A trégua de Natal de 1914 é uma história que muitos de nós já ouvimos, mas que vale bem a pena revisitar. É quase boa demais para ser verdade.
Quando os anjos apareceram aos pastores nos arredores de Belém, nessa noite eterna há mais de 2.000 anos atrás, falaram das grandes notícias da encarnação e cantaram o que se tornou a oração universal de Natal pelos séculos dentro:
“Paz na Terra e boa vontade para com os homens”.
Talvez esses mesmos anjos cantassem sobre a Frente Ocidental em 1914, quando as armas se calaram.
A trégua de 1914 é uma história tão inacreditável como bela: uma série de cessar-fogos generalizados, espontâneos, voluntários e não oficiais entre os alemães e os ingleses ocorreram nos dias em torno do Natal desse ano.

A Primeira Guerra Mundial tinha apenas cinco meses, e tinha sido prometido aos soldados de ambos os lados que a guerra seria tão curta que eles estariam “em casa no Natal”.
Mas em Dezembro, tornou-se claro que a guerra seria muito mais longa e sangrenta. Tinha evoluído para uma situação estacionária, em que os exércitos entrincheirados disparavam uns contra os outros incessantemente – e a visão de um inimigo a meros 30 metros de distância era suficiente para abrir fogo – ou entravam em bárbaras batalhas ou escaramuças de corpo a corpo.
Em Inglaterra, cartazes de guerra retratavam o inimigo alemão como um macaco furioso decidido a destruir ingleses inocentes, enquanto a propaganda alemã advertia que a vitória britânica significaria o empobrecimento e a ruína da pátria. Era a linguagem da guerra total; o tudo ou nada: vencer a guerra ou perecer.
Quando chegou o Natal, parecia que milhões de homens passariam o seu dia ajoelhados na lama, disparando contra os seus semelhantes, e alimentando sentimentos de ódio contra o seu inimigo sem rosto e sem nome.
Britânicos e Alemães juntam-se para entoar cânticos de Natal.
Numa carta publicada no The Bedfordshire Times e no The Independent a 1 de Janeiro de 1915, um cabo escreveu sobre a sua experiência na madrugada do dia de Natal:
“Eu estava de vigia e um dos alemães desejou-me um bom dia e um Feliz Natal. Nunca fiquei tão surpreendido na minha vida quando a luz do dia os revelou, todos sentados em cima das trincheiras a acenar com as mãos e a cantar para nós.”
Outra carta de um soldado, publicada no The Carlisle Journal a 8 de Janeiro de 1915, regista a celebração britânica e alemã do Natal. Os soldados entoaram canções de Natal juntos, trocaram cigarros e lembranças, e beberam à saúde do rei. Ele escreveu que:
“O regimento travou de facto um jogo de futebol com os alemães, que nos venceram por 3-2. Depois disto, foi quase um Natal feliz, embora estranho”.

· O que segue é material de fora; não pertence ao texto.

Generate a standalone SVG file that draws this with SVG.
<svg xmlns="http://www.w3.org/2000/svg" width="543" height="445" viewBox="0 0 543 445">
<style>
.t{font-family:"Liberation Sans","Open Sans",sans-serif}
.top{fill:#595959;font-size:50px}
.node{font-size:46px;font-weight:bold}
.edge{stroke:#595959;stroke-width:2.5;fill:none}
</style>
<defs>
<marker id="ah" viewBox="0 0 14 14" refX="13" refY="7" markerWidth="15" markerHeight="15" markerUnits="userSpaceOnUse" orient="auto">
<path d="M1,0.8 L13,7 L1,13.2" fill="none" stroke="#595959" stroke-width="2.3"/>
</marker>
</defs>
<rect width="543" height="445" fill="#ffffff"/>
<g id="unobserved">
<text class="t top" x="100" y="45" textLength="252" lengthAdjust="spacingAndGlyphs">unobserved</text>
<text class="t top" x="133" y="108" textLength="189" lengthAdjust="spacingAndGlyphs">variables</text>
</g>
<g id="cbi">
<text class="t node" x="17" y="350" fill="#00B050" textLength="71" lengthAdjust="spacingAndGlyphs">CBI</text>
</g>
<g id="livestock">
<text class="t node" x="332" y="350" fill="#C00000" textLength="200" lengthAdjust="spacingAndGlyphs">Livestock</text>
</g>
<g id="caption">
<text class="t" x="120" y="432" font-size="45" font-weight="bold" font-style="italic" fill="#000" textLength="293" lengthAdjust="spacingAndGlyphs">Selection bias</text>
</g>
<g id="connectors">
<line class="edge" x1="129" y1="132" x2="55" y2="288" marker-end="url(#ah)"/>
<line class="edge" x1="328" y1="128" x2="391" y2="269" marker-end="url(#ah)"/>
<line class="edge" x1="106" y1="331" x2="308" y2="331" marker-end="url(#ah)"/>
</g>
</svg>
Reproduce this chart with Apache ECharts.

Em muitas secções da frente, os soldados alemães montaram velas e árvores de Natal periclitantes nos parapeitos das trincheiras. Podiam estar cercados por lama gelada, mas celebrariam o nascimento de Cristo.
Um soldado belga escreveu que não se arrependia de ter passado esse Natal nas trincheiras. A experiência daquelas tréguas tinha valido a pena:
“A minha recordação será sempre de uma beleza imperecível. À meia-noite um barítono levantou-se e com uma rica voz ressonante cantou Minuit Chretiens [‘Holly Night’ / ‘Ó Noite Santa’]. A artilharia cessou imediatamente quando o cântico terminou e os aplausos irromperam de ambos os lados das trincheiras.”
O breve cessar fogo foi também aproveitado pelos soldados para enterrar os cadáveres que jaziam na terra de ninguém, depois de uma ofensiva a 18 de Dezembro. Também aqui, alemães e ingleses colaboraram pacificamente durante todo o processo.

Ver a humanidade no inimigo.
Era a última vez que uma trégua generalizada desta magnitude aconteceria em toda a frente. Mais um ano de luta intensa e de pesadas baixas amargurou as facções entrincheiradas, e à medida que a guerra continuava, eles tornaram-se incapazes de ver a humanidade dos seus inimigos.
Ninguém teria culpado o soldado inglês que estava de vigia naquela madrugada do dia de Natal se ele tivesse disparado sobre os alemães que se aproximaram da sua trincheira. Mas ele não o fez. Ele um cristão suficientemente lúcido para saber celebrar o nascimento de Cristo com o seu inimigo – mesmo continuando a acreditar na justiça da sua própria causa.
Quando rezamos para que cessem as divisões, e para que a paz reine na Terra neste Natal, evocamos algo tão radicalmente belo como a trégua natalícia de 1914. É um milagre que começa quando baixamos as nossas defesas o tempo suficiente para vermos a humanidade do outro lado.